Short task
Pictures stay out. Extract the lines below from the first one through the line with "from matplotlib.colors import", both included.

Information provided
######

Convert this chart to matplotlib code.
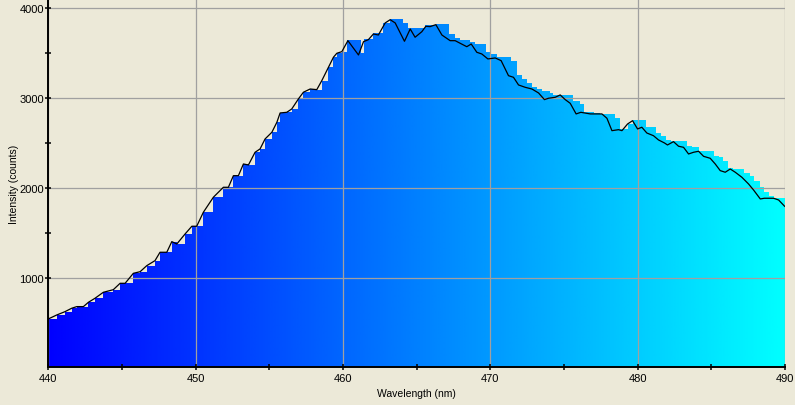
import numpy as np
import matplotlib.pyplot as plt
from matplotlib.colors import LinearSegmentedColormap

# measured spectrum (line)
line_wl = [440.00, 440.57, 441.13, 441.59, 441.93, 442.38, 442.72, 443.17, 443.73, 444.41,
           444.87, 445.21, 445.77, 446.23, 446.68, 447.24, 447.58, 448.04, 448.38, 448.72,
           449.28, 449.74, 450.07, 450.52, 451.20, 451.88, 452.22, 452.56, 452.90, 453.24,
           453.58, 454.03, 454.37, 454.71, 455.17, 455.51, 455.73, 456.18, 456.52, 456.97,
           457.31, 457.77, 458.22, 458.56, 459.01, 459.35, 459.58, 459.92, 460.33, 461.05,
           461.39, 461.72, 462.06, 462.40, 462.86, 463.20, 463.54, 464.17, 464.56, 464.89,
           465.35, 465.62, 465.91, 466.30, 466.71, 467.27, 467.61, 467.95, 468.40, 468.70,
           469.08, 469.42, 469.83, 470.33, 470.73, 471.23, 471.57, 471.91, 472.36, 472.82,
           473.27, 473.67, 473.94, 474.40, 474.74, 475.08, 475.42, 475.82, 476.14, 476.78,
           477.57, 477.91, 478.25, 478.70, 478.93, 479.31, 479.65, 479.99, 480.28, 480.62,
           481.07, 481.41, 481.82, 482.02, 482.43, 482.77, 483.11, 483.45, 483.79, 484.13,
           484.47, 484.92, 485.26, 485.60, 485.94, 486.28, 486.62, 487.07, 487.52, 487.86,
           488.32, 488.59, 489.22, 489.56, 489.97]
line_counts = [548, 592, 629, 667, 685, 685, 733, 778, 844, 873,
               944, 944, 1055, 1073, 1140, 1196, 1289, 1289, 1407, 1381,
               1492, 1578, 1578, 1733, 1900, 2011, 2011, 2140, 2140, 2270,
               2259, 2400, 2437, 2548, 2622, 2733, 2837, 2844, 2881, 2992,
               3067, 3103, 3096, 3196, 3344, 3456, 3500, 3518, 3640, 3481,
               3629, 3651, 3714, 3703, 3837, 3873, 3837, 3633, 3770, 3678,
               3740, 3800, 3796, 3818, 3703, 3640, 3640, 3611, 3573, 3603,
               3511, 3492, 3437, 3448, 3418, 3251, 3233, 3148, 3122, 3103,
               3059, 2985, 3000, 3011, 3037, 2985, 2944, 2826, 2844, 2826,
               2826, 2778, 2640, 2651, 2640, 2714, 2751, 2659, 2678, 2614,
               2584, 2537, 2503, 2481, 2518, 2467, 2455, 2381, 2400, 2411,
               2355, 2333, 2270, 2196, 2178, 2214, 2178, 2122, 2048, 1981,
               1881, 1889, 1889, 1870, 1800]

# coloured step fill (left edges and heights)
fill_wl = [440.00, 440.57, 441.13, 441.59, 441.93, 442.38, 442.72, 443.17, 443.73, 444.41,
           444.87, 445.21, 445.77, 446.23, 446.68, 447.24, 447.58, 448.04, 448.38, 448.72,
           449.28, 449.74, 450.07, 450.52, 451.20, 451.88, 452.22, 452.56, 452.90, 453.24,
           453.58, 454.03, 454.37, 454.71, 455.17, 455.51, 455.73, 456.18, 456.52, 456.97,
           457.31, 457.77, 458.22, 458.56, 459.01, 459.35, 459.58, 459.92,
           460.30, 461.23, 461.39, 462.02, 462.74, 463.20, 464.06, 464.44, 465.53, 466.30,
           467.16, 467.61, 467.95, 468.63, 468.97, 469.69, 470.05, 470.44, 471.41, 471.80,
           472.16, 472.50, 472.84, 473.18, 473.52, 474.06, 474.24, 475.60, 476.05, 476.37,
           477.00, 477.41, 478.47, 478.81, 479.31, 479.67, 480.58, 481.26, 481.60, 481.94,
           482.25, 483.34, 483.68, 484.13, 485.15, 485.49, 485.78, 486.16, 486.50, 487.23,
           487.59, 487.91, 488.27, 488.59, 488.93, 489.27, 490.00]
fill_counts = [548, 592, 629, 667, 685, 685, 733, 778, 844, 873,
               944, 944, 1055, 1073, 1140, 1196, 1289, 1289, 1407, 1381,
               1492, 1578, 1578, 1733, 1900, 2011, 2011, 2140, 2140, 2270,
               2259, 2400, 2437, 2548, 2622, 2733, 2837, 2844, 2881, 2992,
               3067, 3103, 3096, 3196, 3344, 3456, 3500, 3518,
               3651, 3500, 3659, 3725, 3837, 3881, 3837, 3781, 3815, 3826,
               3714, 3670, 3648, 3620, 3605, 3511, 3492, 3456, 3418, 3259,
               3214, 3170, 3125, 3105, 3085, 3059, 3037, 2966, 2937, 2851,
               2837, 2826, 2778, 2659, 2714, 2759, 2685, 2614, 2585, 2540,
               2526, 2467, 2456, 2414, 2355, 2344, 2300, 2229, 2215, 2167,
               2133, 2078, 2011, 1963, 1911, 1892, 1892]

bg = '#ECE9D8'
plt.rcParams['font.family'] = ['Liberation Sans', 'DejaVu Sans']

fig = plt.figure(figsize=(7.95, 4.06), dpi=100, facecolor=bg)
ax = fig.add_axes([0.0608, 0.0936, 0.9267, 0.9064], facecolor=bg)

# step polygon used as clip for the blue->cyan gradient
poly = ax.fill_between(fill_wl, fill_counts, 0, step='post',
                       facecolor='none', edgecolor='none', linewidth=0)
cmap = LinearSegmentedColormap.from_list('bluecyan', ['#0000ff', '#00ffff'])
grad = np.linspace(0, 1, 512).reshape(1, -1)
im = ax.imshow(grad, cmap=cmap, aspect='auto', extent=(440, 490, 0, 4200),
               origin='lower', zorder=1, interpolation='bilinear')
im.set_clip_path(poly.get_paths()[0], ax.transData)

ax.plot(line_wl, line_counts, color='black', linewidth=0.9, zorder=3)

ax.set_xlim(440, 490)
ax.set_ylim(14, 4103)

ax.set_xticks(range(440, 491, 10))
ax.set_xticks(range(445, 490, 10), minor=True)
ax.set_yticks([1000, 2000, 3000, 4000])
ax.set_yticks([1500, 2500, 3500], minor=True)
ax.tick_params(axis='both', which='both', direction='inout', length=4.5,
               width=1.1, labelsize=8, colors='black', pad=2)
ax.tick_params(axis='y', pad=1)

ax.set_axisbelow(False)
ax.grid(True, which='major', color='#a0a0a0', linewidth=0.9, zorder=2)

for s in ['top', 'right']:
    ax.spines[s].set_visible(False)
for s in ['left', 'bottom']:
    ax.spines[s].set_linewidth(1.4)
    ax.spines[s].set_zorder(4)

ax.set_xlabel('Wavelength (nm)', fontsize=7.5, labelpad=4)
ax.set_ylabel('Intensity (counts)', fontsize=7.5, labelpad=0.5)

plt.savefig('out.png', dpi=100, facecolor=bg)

######

Answer for the task
Convert this chart to matplotlib code.
import numpy as np
import matplotlib.pyplot as plt
from matplotlib.colors import LinearSegmentedColormap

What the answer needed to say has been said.